■ **PROMPT**
Restate, exactly and without pictures, the lines from the start of the listing below through the line holding "import matplotlib.transforms as mtransforms".

===== GIVEN DATA

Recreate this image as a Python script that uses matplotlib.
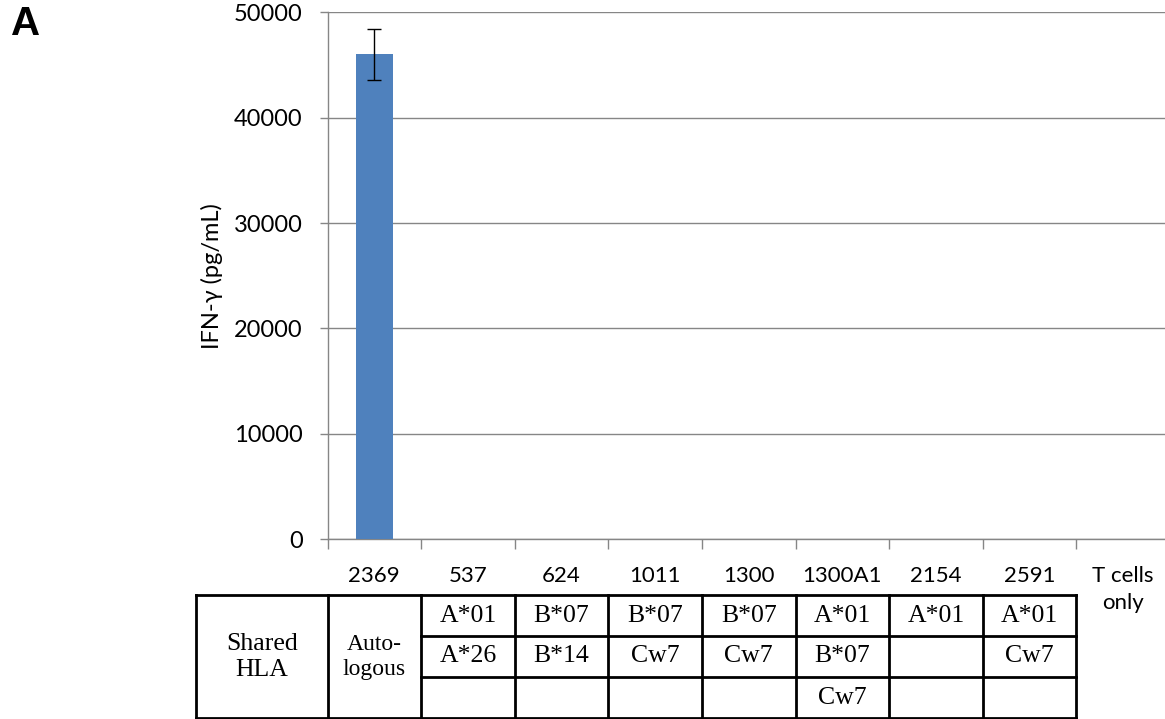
import matplotlib
matplotlib.use("Agg")
import matplotlib.pyplot as plt
from matplotlib.lines import Line2D
import matplotlib.transforms as mtransforms

# IFN-gamma release by the T cells against each target line
targets = ["2369", "537", "624", "1011", "1300", "1300A1", "2154", "2591", "T cells\nonly"]
ifn_gamma = [46000, 0, 0, 0, 0, 0, 0, 0, 0]
ifn_gamma_err = [2400, 0, 0, 0, 0, 0, 0, 0, 0]
y_ticks = [0, 10000, 20000, 30000, 40000, 50000]

# HLA alleles shared with the autologous line (one list per allogeneic target)
shared_hla = [
    ["A*01", "A*26"],
    ["B*07", "B*14"],
    ["B*07", "Cw7"],
    ["B*07", "Cw7"],
    ["A*01", "B*07", "Cw7"],
    ["A*01"],
    ["A*01", "Cw7"],
]

W, H = 1165, 719
fig = plt.figure(figsize=(W / 100, H / 100), dpi=100)
ax = fig.add_axes([327.5 / W, 1 - 539.3 / H, 842.5 / W, 527.0 / H])

grid_c = "#868686"
bar_c = "#4F81BD"
sans = ["Lato", "DejaVu Sans"]
serif = ["Liberation Serif", "DejaVu Serif"]

x = list(range(len(targets)))
ax.bar(x[:1], ifn_gamma[:1], width=0.4, color=bar_c, zorder=3)
ax.errorbar(x[:1], ifn_gamma[:1], yerr=ifn_gamma_err[:1], fmt="none",
            ecolor="black", elinewidth=1.0, capsize=5, capthick=1.0, zorder=4)

ax.set_xlim(-0.5, len(targets) - 0.5)
ax.set_ylim(0, 50000)
ax.set_yticks(y_ticks)
ax.set_yticklabels([str(v) for v in y_ticks], fontfamily=sans, fontsize=17)
ax.yaxis.grid(True, color=grid_c, linewidth=1.0)
ax.set_axisbelow(True)

# category labels at centres, tick marks at category boundaries
ax.set_xticks(x)
ax.set_xticklabels(targets, fontfamily=sans, fontsize=16, linespacing=1.45, va="top")
ax.set_xticks([i - 0.5 for i in range(len(targets) + 1)], minor=True)
ax.tick_params(axis="x", which="major", length=0, pad=19)
ax.tick_params(axis="x", which="minor", length=7, width=1.0, color=grid_c, direction="out")
ax.tick_params(axis="y", length=6, width=1.0, color=grid_c, direction="out", pad=12)

for side in ["top", "right"]:
    ax.spines[side].set_visible(False)
for side in ["left", "bottom"]:
    ax.spines[side].set_color(grid_c)
    ax.spines[side].set_linewidth(1.0)

ax.set_ylabel("IFN-γ (pg/mL)", fontfamily=sans, fontsize=17)
ax.yaxis.set_label_coords(-0.124, 0.5)

fig.text(11 / W, 1 - 24 / H, "A", fontfamily=["Liberation Sans", "DejaVu Sans"],
         fontweight="bold", fontsize=29, va="center", ha="left")

# table of shared HLA alleles, columns aligned with the categories
tr = mtransforms.blended_transform_factory(ax.transData, fig.transFigure)
row_px = [595, 636, 677, 718]
rows = [1 - p / H for p in row_px]
x_left = -0.5 - (327.5 - 196) / 93.6
lw = 2.0
kw = dict(transform=tr, color="black", linewidth=lw, clip_on=False, solid_capstyle="projecting")

n_cols = len(shared_hla)
x_right = 0.5 + n_cols
# outer frame
fig.add_artist(Line2D([x_left, x_right], [rows[0], rows[0]], **kw))
fig.add_artist(Line2D([x_left, x_right], [rows[-1], rows[-1]], **kw))
fig.add_artist(Line2D([x_left, x_left], [rows[0], rows[-1]], **kw))
for b in [i - 0.5 for i in range(n_cols + 2)]:
    fig.add_artist(Line2D([b, b], [rows[0], rows[-1]], **kw))
for r in rows[1:-1]:
    fig.add_artist(Line2D([0.5, x_right], [r, r], **kw))

fig.text((x_left - 0.5) / 2, 1 - 657 / H, "Shared\nHLA", transform=tr,
         fontfamily=serif, fontsize=18.5, ha="center", va="center", linespacing=1.25)
fig.text(0, 1 - 657 / H, "Auto-\nlogous", transform=tr,
         fontfamily=serif, fontsize=17, ha="center", va="center", linespacing=1.2)
for ci, alleles in enumerate(shared_hla):
    for ri, allele in enumerate(alleles):
        yc = (rows[ri] + rows[ri + 1]) / 2
        fig.text(ci + 1, yc, allele, transform=tr, fontfamily=serif,
                 fontsize=18.5, ha="center", va="center")

fig.savefig("out.png", dpi=100)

==========

■ **EXERCISE ANSWER**
Recreate this image as a Python script that uses matplotlib.
import matplotlib
matplotlib.use("Agg")
import matplotlib.pyplot as plt
from matplotlib.lines import Line2D
import matplotlib.transforms as mtransforms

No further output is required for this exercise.